Leonardo da Vinci auf der Couch

Symposium "Zeichen der Psyche" in Graz
Von WZ Online / APA

Graz. Der Wiener Philosoph Robert Pfaller brachte es in seinem Vortrag auf den Punkt: Die interessantesten Beiträge zur Kunst hat die Psychoanalyse immer dann geliefert, wenn sie sich gerade nicht mit Kunst beschäftigt hat, sondern einfach sie selbst war. Beispielsweise sind Freuds Traumanalysen bestens dazu geeignet, als Vorbild für eine Kunsttheorie zu dienen.

Anlass für solche - doch überraschenden - Aussagen bot vergangenen Freitag und Samstag das Symposium "Zeichen der Psyche. Psychoanalytische Perspektiven zur Kunst", das im Kunsthaus Graz stattfand.

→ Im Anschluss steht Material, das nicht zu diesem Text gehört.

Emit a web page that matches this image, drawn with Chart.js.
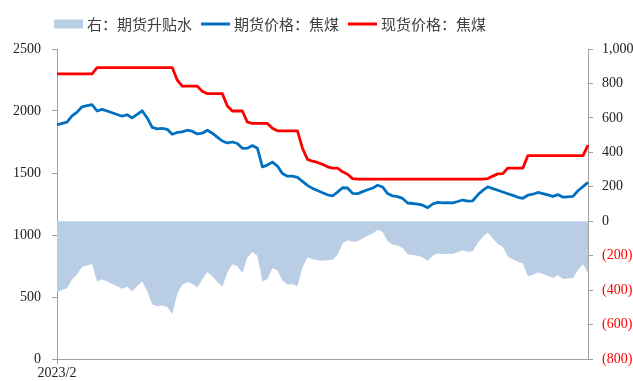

Veranstaltet wurde die Tagung u.a. von der Universitätsklinik für Medizinische Psychologie und Psychotherapie der Med-Uni Graz und der Wiener Psychoanalytischen Vereinigung (WPV).

Hintergrund des Symposiums war der 150. Geburtstag von Sigmund Freud: Reimut Reiche, deutscher Psychoanalytiker und Autor des Buches "Mutterseelenallein - Kunst, Form und Psychoanalyse", eröffnete Freitag Abend die Veranstaltung mit einer kurzen Darstellung von Freuds berühmtem Essay über Leonardo da Vinci, der einen ersten Boom psychoanalytischer Deutungen von Kunst ausgelöst hatte - allerdings auch, wie es Reiche formulierte, die Künstlerbiographie statt der Kunst in den Mittelpunkt rückte. Ihre Attraktivität für die Kunst entwickelt die Psychoanalyse deshalb auf ganz andere Weise. Und zwar dann, wenn sie Grundfragen der menschlichen Entwicklung darzustellen versucht:

"Weltbildender" Deckenzipfel

Reiche verwies in diesem Zusammenhang beispielsweise auf den britischen Psychoanalytiker Donald Winnicott. Laut diesem spielen kleine Kinder deshalb gerne mit einem Tuch oder einem Deckenzipfel, weil dieser ein so genanntes "Übergangsobjekt" darstellt. Das heißt das Tuch ist dazu da, die abwesende Mutter zu ersetzen. Für Reiche ist das nun deshalb interessant, weil diese Übergangsobjekte gleichsam "weltbildend" sind. Der kleine Mensch lernt so zu symbolisieren und eigene subjektive Realitäten zu erschaffen. "Und nur wo diese Fähigkeit erhalten bleibt, mit Hilfe eines Übergangsobjekts eine neue Realität zu schaffen, wird im späteren Leben von künstlerischer Kreativität gesprochen werden können". Tatsächlich, so Reiche, haben unzählige Psychoanalysen gezeigt, dass bei Künstlern, Modedesignern oder Choreografen beispielsweise bestimmte Muster wie eine typische Linienführung ihren Ursprung im seinerzeit gewählten Übergangsobjekt haben und "übergangsobjektartige Eigenschaften" aufweisen.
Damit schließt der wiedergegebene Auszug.